Records excerpted from a collection:
====

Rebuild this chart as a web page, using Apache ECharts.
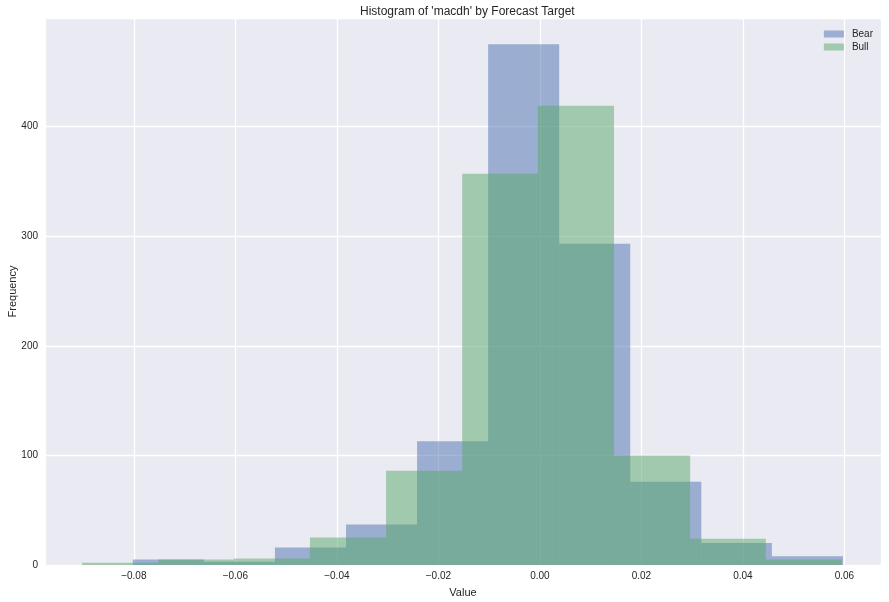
<!DOCTYPE html>
<html>
<head>
<meta charset="utf-8">
<style>
  html, body { margin: 0; padding: 0; background: #fff; }
  #chart { width: 889px; height: 602px; }
</style>
<script src="https://cdn.jsdelivr.net/npm/echarts@6/dist/echarts.min.js"></script>
</head>
<body>
<div id="chart"></div>
<script>
// bin edges (10 bins per group)
const bearEdges = [-0.0802, -0.0662, -0.0522, -0.0382, -0.0242, -0.0102, 0.0038, 0.0178, 0.0318, 0.0457, 0.0597]
const bullEdges = [-0.0902, -0.0752, -0.0603, -0.0453, -0.0303, -0.0153, -0.0004, 0.0146, 0.0296, 0.0445, 0.0595]

// counts per bin
const bearCounts = [5, 3, 16, 37, 113, 475, 293, 76, 20, 8]
const bullCounts = [2, 5, 6, 25, 86, 357, 419, 100, 24, 5]

const seriesNames = ['Bear', 'Bull']
const textColor = '#262626'
const font = 'Liberation Sans, Arial, sans-serif'

/** 把边界和计数拼成 [x0, x1, count] */
function toBins(edges, counts) {
  return counts.map((c, i) => [edges[i], edges[i + 1], c])
}

function renderBar(params, api) {
  const p0 = api.coord([api.value(0), api.value(2)])
  const p1 = api.coord([api.value(1), 0])
  return {
    type: 'rect',
    shape: { x: p0[0], y: p0[1], width: p1[0] - p0[0], height: p1[1] - p0[1] },
    style: { fill: api.visual('color') }
  }
}

const fmtTick = v => {
  const s = Math.abs(v) < 1e-9 ? '0.00' : Math.abs(v).toFixed(2)
  return v < -1e-9 ? '\u2212' + s : s
}

const myChart = echarts.init(document.getElementById('chart'))
myChart.setOption({
  animation: false,
  backgroundColor: '#ffffff',
  textStyle: { fontFamily: font, color: textColor },
  title: {
    text: "Histogram of 'macdh' by Forecast Target",
    left: 355,
    top: 1,
    textStyle: { fontSize: 12, fontWeight: 'normal', color: textColor, fontFamily: font }
  },
  legend: {
    data: seriesNames,
    orient: 'vertical',
    right: 11,
    top: 24,
    icon: 'rect',
    itemWidth: 20,
    itemHeight: 7,
    itemGap: 3,
    textStyle: { fontSize: 10, color: textColor, fontFamily: font, padding: [0, 0, 0, 3] }
  },
  grid: {
    left: 45, right: 8, top: 18, bottom: 37,
    containLabel: false,
    outerBoundsMode: 'none',
    show: true, backgroundColor: '#EAEAF2', borderWidth: 0
  },
  xAxis: {
    type: 'value',
    min: -0.0975,
    max: 0.0672,
    splitNumber: 8,
    name: 'Value',
    nameLocation: 'middle',
    nameGap: 22,
    nameMoveOverlap: false,
    nameTextStyle: { fontSize: 11, color: textColor },
    axisLine: { show: false },
    axisTick: { show: false },
    axisLabel: {
      fontSize: 10, color: textColor, margin: 6,
      showMinLabel: false, showMaxLabel: false,
      formatter: fmtTick
    },
    splitLine: { show: true, lineStyle: { color: '#ffffff', width: 1.3 } }
  },
  yAxis: {
    type: 'value',
    min: 0,
    max: 499,
    interval: 100,
    name: 'Frequency',
    nameLocation: 'middle',
    nameGap: 27,
    nameMoveOverlap: false,
    nameTextStyle: { fontSize: 11, color: textColor },
    axisLine: { show: false },
    axisTick: { show: false },
    axisLabel: { fontSize: 10, color: textColor, margin: 7, showMaxLabel: false },
    splitLine: { show: true, lineStyle: { color: '#ffffff', width: 1.3 } }
  },
  series: [
    {
      name: 'Bear',
      type: 'custom',
      renderItem: renderBar,
      itemStyle: { color: 'rgba(76,114,176,0.5)' },
      encode: { x: [0, 1], y: 2 },
      data: toBins(bearEdges, bearCounts)
    },
    {
      name: 'Bull',
      type: 'custom',
      renderItem: renderBar,
      itemStyle: { color: 'rgba(85,168,104,0.5)' },
      encode: { x: [0, 1], y: 2 },
      data: toBins(bullEdges, bullCounts)
    }
  ]
})
</script>
</body>
</html>
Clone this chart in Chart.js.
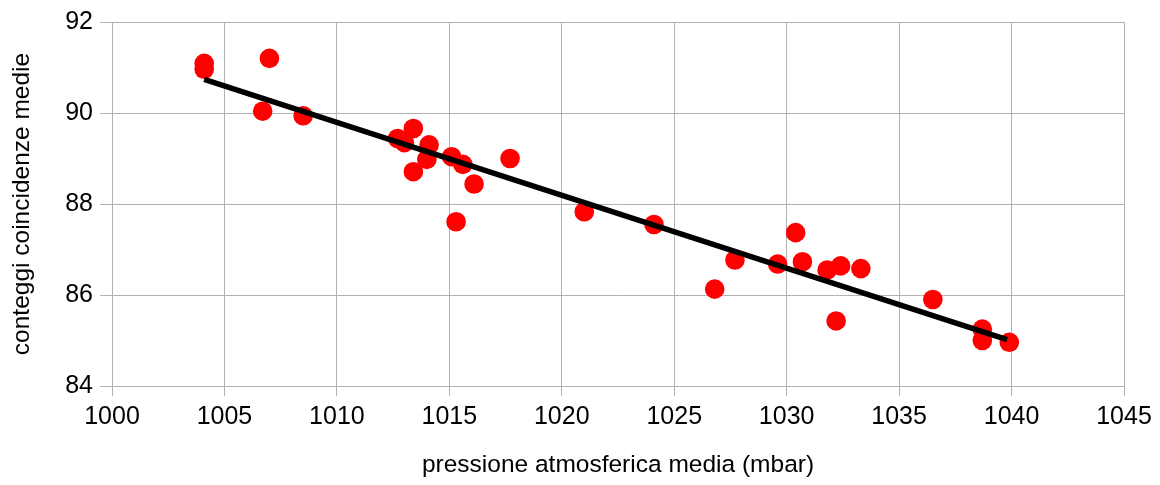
<!DOCTYPE html>
<html lang="it">
<head>
    <meta charset="UTF-8">
    <title>Conteggi vs pressione</title>
    <script src="https://cdn.jsdelivr.net/npm/chart.js"></script>
    <style>
        html, body { margin: 0; padding: 0; background: #fff; }
        #wrap { width: 1160px; height: 485px; }
    </style>
</head>
<body>
    <div id="wrap"><canvas id="grafico"></canvas></div>

    <script>
        // pressione atmosferica media (mbar)
        const pressione = [
            1004.1, 1004.1, 1007.0, 1006.7, 1008.5, 1012.7, 1013.0, 1013.4,
            1014.1, 1014.0, 1013.4, 1015.1, 1015.6, 1016.1, 1015.3, 1017.7,
            1021.0, 1024.1, 1026.8, 1027.7, 1029.6, 1030.4, 1030.7, 1031.8,
            1032.4, 1033.3, 1032.2, 1036.5, 1038.7, 1038.7, 1039.9
        ];
        // conteggi coincidenze medie
        const conteggi = [
            91.09, 90.96, 91.20, 90.04, 89.94, 89.44, 89.35, 89.66,
            89.30, 88.98, 88.71, 89.04, 88.87, 88.44, 87.61, 89.00,
            87.83, 87.55, 86.13, 86.77, 86.68, 87.37, 86.73, 86.55,
            86.64, 86.58, 85.43, 85.90, 85.25, 85.00, 84.96
        ];
        // retta di regressione (estremi)
        const rettaX = [1004.1, 1039.8];
        const rettaY = [90.74, 85.02];

        const fontBase = 'Liberation Sans, Arial, sans-serif';

        document.addEventListener('DOMContentLoaded', function () {
            const punti = pressione.map((p, i) => ({ x: p, y: conteggi[i] }));
            const retta = rettaX.map((p, i) => ({ x: p, y: rettaY[i] }));

            new Chart(document.getElementById('grafico'), {
                type: 'scatter',
                data: {
                    datasets: [
                        {
                            label: 'retta',
                            type: 'line',
                            data: retta,
                            borderColor: '#000000',
                            borderWidth: 5.5,
                            borderCapStyle: 'butt',
                            pointRadius: 0,
                            fill: false,
                            order: 0
                        },
                        {
                            label: 'dati',
                            data: punti,
                            backgroundColor: '#ff0000',
                            borderWidth: 0,
                            pointRadius: 9.8,
                            pointHoverRadius: 9.8,
                            order: 1
                        }
                    ]
                },
                options: {
                    responsive: true,
                    maintainAspectRatio: false,
                    animation: false,
                    layout: { padding: { top: 19, right: 36, left: 0, bottom: 0 } },
                    plugins: {
                        legend: { display: false },
                        tooltip: { enabled: false }
                    },
                    scales: {
                        x: {
                            type: 'linear',
                            min: 1000,
                            max: 1045,
                            afterFit: function (s) { s.height = 99; },
                            ticks: {
                                stepSize: 5,
                                color: '#000',
                                padding: 6,
                                maxRotation: 0,
                                font: { family: fontBase, size: 25 },
                                callback: function (v) { return String(v); }
                            },
                            grid: { color: '#b3b3b3', tickLength: 10 },
                            border: { color: '#b3b3b3' },
                            title: {
                                display: true,
                                text: 'pressione atmosferica media (mbar)',
                                color: '#000',
                                padding: { top: 0, bottom: 5 },
                                font: { family: fontBase, size: 24.5 }
                            }
                        },
                        y: {
                            min: 84,
                            max: 92,
                            afterFit: function (s) { s.width = 112; },
                            ticks: {
                                stepSize: 2,
                                color: '#000',
                                padding: 7,
                                font: { family: fontBase, size: 25 },
                                callback: function (v) { return String(v); }
                            },
                            grid: { color: '#b3b3b3', tickLength: 12 },
                            border: { color: '#b3b3b3' },
                            title: {
                                display: true,
                                text: 'conteggi coincidenze medie',
                                color: '#000',
                                padding: { top: 8, bottom: 0 },
                                font: { family: fontBase, size: 24.5 }
                            }
                        }
                    }
                }
            });
        });
    </script>
</body>
</html>
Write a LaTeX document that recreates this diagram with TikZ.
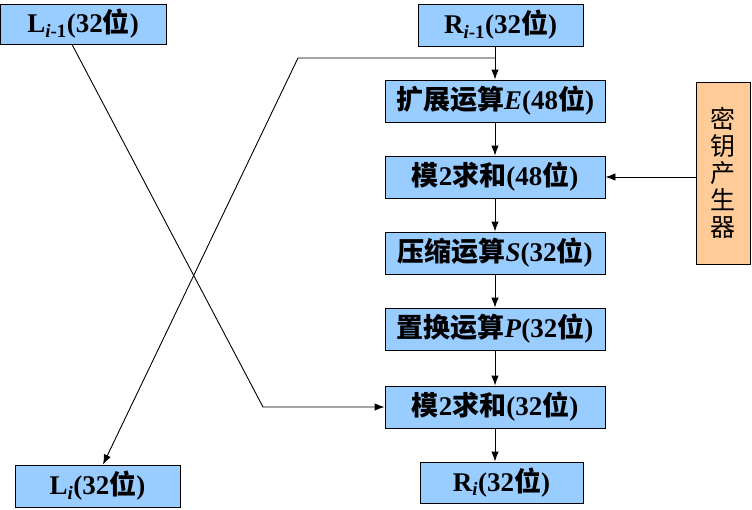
\documentclass[tikz,border=0pt]{standalone}
\usepackage{fontspec}
\setmainfont{Liberation Serif}
\newfontfamily\cjk{Noto Sans CJK SC}
\usetikzlibrary{arrows.meta}
\begin{document}
\begin{tikzpicture}[x=1pt,y=-1pt,
  box/.style={draw=black,line width=0.9pt,fill=blueb,inner sep=0pt,
    minimum width=220pt,minimum height=42pt,
    font=\fontsize{27}{30}\selectfont\bfseries},
  keybox/.style={draw=black,line width=0.9pt,fill=orangeb,inner sep=0pt,
    minimum width=54pt,minimum height=182pt,align=center,
    font=\fontsize{25}{27}\selectfont\cjk},
  conn/.style={line width=0.9pt,draw=black},
  arr/.style={conn,-{Latex[length=10pt,width=7.5pt]}}]
\definecolor{blueb}{HTML}{99CCFF}
\definecolor{orangeb}{HTML}{FFCC99}
\useasboundingbox (0,0) rectangle (752,509);
\node[box,minimum width=166pt,minimum height=40pt] (L0) at (83,24) {L\textsubscript{\textit{i}-1}(32{\cjk 位})};
\node[box,minimum width=165pt] (R0) at (500.5,25) {R\textsubscript{\textit{i}-1}(32{\cjk 位})};
\node[box] (E) at (495,101) {{\cjk 扩展运算}\textit{E}(48{\cjk 位})};
\node[box] (M1) at (495,177) {{\cjk 模}2{\cjk 求和}(48{\cjk 位})};
\node[box] (S) at (495,253) {{\cjk 压缩运算}\textit{S}(32{\cjk 位})};
\node[box] (P) at (495,329) {{\cjk 置换运算}\textit{P}(32{\cjk 位})};
\node[box] (M2) at (495,407) {{\cjk 模}2{\cjk 求和}(32{\cjk 位})};
\node[box,minimum width=163pt,minimum height=41pt] (R1) at (501.5,482.5) {R\textsubscript{\textit{i}}(32{\cjk 位})};
\node[box,minimum width=165pt] (L1) at (97.5,486) {L\textsubscript{\textit{i}}(32{\cjk 位})};
\node[keybox] (K) at (723,173) {密\\钥\\产\\生\\器};
\coordinate (split) at (495,58);
\coordinate (bendL) at (298,58);
\coordinate (bendR) at (263,407);
\draw[arr] (E.north |- R0.south) -- (E.north);
\draw[arr] (split) -- (bendL) -- (L1.north -| 103,0);
\draw[arr] (L0.south -| 72,0) -- (bendR) -- (M2.west);
\draw[arr] (E) -- (M1);
\draw[arr] (M1) -- (S);
\draw[arr] (S) -- (P);
\draw[arr] (P) -- (M2);
\draw[arr] (M2) -- (M2.south |- R1.north);
\draw[arr] (K.west |- M1.east) -- (M1.east);
\end{tikzpicture}
\end{document}
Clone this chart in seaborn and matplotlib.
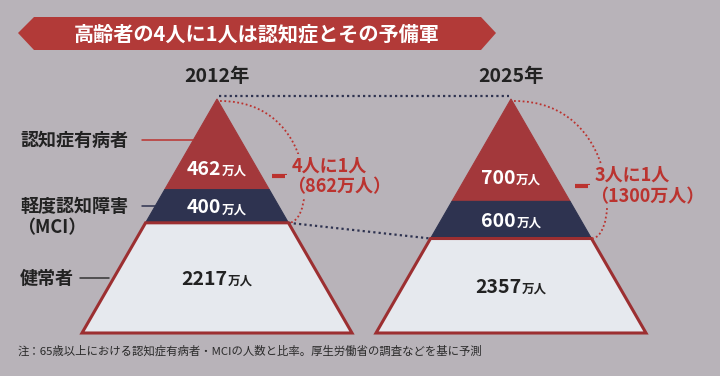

====

Compute how many lines include the string "Clone", then give that number by itself.

2